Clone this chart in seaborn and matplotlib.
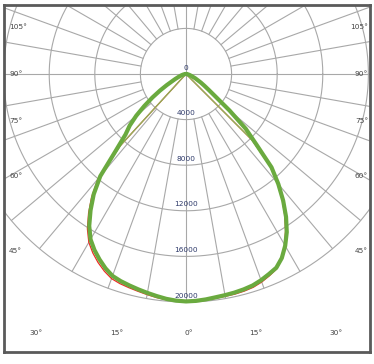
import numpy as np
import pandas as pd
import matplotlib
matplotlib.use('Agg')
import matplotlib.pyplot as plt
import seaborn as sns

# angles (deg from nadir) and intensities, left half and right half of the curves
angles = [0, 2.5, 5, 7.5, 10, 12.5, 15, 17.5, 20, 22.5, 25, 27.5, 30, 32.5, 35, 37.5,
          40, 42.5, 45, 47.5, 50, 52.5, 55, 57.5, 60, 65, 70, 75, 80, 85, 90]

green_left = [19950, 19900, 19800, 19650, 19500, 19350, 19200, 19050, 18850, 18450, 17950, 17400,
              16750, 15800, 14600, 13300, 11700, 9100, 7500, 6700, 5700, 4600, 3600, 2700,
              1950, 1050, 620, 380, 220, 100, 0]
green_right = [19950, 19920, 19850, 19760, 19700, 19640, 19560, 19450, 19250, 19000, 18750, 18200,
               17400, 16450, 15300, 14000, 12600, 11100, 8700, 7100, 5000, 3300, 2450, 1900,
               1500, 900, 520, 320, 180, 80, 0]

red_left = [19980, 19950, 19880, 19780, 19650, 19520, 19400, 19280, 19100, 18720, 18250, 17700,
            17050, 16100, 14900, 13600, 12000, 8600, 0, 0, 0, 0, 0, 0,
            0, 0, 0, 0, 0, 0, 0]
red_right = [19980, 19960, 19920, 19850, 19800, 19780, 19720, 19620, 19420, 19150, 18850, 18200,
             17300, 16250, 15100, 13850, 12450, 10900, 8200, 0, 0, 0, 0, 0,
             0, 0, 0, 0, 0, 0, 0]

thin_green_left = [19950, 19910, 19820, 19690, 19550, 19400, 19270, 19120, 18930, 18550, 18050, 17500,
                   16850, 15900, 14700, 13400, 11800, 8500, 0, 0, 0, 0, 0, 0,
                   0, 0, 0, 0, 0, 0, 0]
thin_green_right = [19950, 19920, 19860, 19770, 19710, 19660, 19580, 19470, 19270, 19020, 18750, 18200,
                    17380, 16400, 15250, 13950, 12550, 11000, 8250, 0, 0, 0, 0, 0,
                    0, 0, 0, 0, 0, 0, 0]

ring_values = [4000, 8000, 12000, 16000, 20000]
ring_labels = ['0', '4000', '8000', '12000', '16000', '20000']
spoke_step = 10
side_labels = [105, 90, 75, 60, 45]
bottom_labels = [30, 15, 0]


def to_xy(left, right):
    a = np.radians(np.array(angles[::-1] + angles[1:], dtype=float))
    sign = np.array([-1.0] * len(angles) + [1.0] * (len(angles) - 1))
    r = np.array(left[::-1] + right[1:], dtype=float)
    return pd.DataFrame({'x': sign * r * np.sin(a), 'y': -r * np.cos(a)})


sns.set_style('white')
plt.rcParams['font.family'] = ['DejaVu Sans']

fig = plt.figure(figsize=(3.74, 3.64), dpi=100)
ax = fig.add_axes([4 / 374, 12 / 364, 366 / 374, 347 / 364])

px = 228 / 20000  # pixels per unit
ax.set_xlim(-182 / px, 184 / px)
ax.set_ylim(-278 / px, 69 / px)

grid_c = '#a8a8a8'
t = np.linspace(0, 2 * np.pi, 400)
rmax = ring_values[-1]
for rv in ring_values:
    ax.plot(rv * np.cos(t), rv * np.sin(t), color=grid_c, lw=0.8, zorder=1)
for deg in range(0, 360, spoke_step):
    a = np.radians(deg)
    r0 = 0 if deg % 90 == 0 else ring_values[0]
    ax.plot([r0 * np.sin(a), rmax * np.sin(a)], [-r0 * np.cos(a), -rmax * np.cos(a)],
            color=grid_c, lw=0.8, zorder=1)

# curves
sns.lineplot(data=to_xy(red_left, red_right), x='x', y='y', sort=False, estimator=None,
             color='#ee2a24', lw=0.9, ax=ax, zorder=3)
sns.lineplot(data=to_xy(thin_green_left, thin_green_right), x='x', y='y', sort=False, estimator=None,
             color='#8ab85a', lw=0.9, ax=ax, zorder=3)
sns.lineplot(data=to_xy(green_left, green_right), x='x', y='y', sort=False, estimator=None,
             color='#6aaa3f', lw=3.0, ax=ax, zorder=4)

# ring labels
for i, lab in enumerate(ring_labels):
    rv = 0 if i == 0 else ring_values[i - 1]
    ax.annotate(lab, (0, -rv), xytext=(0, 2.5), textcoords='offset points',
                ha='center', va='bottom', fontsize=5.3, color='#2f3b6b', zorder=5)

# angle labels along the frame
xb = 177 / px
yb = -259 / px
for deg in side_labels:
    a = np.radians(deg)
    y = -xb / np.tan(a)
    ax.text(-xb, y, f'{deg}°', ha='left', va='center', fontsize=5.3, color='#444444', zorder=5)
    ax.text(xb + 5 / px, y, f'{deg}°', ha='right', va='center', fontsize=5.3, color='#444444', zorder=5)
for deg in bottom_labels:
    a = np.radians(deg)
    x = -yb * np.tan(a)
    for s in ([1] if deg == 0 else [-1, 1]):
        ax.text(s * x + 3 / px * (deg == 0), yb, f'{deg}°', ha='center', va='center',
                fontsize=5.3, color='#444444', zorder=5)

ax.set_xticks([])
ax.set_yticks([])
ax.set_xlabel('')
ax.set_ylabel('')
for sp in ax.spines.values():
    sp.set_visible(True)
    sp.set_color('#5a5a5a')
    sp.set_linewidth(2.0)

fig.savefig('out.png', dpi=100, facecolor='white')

——

| The problem |
Write out the whole listing exactly, and drop the pictures.

| Task output |
Clone this chart in seaborn and matplotlib.
import numpy as np
import pandas as pd
import matplotlib
matplotlib.use('Agg')
import matplotlib.pyplot as plt
import seaborn as sns

# angles (deg from nadir) and intensities, left half and right half of the curves
angles = [0, 2.5, 5, 7.5, 10, 12.5, 15, 17.5, 20, 22.5, 25, 27.5, 30, 32.5, 35, 37.5,
          40, 42.5, 45, 47.5, 50, 52.5, 55, 57.5, 60, 65, 70, 75, 80, 85, 90]

green_left = [19950, 19900, 19800, 19650, 19500, 19350, 19200, 19050, 18850, 18450, 17950, 17400,
              16750, 15800, 14600, 13300, 11700, 9100, 7500, 6700, 5700, 4600, 3600, 2700,
              1950, 1050, 620, 380, 220, 100, 0]
green_right = [19950, 19920, 19850, 19760, 19700, 19640, 19560, 19450, 19250, 19000, 18750, 18200,
               17400, 16450, 15300, 14000, 12600, 11100, 8700, 7100, 5000, 3300, 2450, 1900,
               1500, 900, 520, 320, 180, 80, 0]

red_left = [19980, 19950, 19880, 19780, 19650, 19520, 19400, 19280, 19100, 18720, 18250, 17700,
            17050, 16100, 14900, 13600, 12000, 8600, 0, 0, 0, 0, 0, 0,
            0, 0, 0, 0, 0, 0, 0]
red_right = [19980, 19960, 19920, 19850, 19800, 19780, 19720, 19620, 19420, 19150, 18850, 18200,
             17300, 16250, 15100, 13850, 12450, 10900, 8200, 0, 0, 0, 0, 0,
             0, 0, 0, 0, 0, 0, 0]

thin_green_left = [19950, 19910, 19820, 19690, 19550, 19400, 19270, 19120, 18930, 18550, 18050, 17500,
                   16850, 15900, 14700, 13400, 11800, 8500, 0, 0, 0, 0, 0, 0,
                   0, 0, 0, 0, 0, 0, 0]
thin_green_right = [19950, 19920, 19860, 19770, 19710, 19660, 19580, 19470, 19270, 19020, 18750, 18200,
                    17380, 16400, 15250, 13950, 12550, 11000, 8250, 0, 0, 0, 0, 0,
                    0, 0, 0, 0, 0, 0, 0]

ring_values = [4000, 8000, 12000, 16000, 20000]
ring_labels = ['0', '4000', '8000', '12000', '16000', '20000']
spoke_step = 10
side_labels = [105, 90, 75, 60, 45]
bottom_labels = [30, 15, 0]


def to_xy(left, right):
    a = np.radians(np.array(angles[::-1] + angles[1:], dtype=float))
    sign = np.array([-1.0] * len(angles) + [1.0] * (len(angles) - 1))
    r = np.array(left[::-1] + right[1:], dtype=float)
    return pd.DataFrame({'x': sign * r * np.sin(a), 'y': -r * np.cos(a)})


sns.set_style('white')
plt.rcParams['font.family'] = ['DejaVu Sans']

fig = plt.figure(figsize=(3.74, 3.64), dpi=100)
ax = fig.add_axes([4 / 374, 12 / 364, 366 / 374, 347 / 364])

px = 228 / 20000  # pixels per unit
ax.set_xlim(-182 / px, 184 / px)
ax.set_ylim(-278 / px, 69 / px)

grid_c = '#a8a8a8'
t = np.linspace(0, 2 * np.pi, 400)
rmax = ring_values[-1]
for rv in ring_values:
    ax.plot(rv * np.cos(t), rv * np.sin(t), color=grid_c, lw=0.8, zorder=1)
for deg in range(0, 360, spoke_step):
    a = np.radians(deg)
    r0 = 0 if deg % 90 == 0 else ring_values[0]
    ax.plot([r0 * np.sin(a), rmax * np.sin(a)], [-r0 * np.cos(a), -rmax * np.cos(a)],
            color=grid_c, lw=0.8, zorder=1)

# curves
sns.lineplot(data=to_xy(red_left, red_right), x='x', y='y', sort=False, estimator=None,
             color='#ee2a24', lw=0.9, ax=ax, zorder=3)
sns.lineplot(data=to_xy(thin_green_left, thin_green_right), x='x', y='y', sort=False, estimator=None,
             color='#8ab85a', lw=0.9, ax=ax, zorder=3)
sns.lineplot(data=to_xy(green_left, green_right), x='x', y='y', sort=False, estimator=None,
             color='#6aaa3f', lw=3.0, ax=ax, zorder=4)

# ring labels
for i, lab in enumerate(ring_labels):
    rv = 0 if i == 0 else ring_values[i - 1]
    ax.annotate(lab, (0, -rv), xytext=(0, 2.5), textcoords='offset points',
                ha='center', va='bottom', fontsize=5.3, color='#2f3b6b', zorder=5)

# angle labels along the frame
xb = 177 / px
yb = -259 / px
for deg in side_labels:
    a = np.radians(deg)
    y = -xb / np.tan(a)
    ax.text(-xb, y, f'{deg}°', ha='left', va='center', fontsize=5.3, color='#444444', zorder=5)
    ax.text(xb + 5 / px, y, f'{deg}°', ha='right', va='center', fontsize=5.3, color='#444444', zorder=5)
for deg in bottom_labels:
    a = np.radians(deg)
    x = -yb * np.tan(a)
    for s in ([1] if deg == 0 else [-1, 1]):
        ax.text(s * x + 3 / px * (deg == 0), yb, f'{deg}°', ha='center', va='center',
                fontsize=5.3, color='#444444', zorder=5)

ax.set_xticks([])
ax.set_yticks([])
ax.set_xlabel('')
ax.set_ylabel('')
for sp in ax.spines.values():
    sp.set_visible(True)
    sp.set_color('#5a5a5a')
    sp.set_linewidth(2.0)

fig.savefig('out.png', dpi=100, facecolor='white')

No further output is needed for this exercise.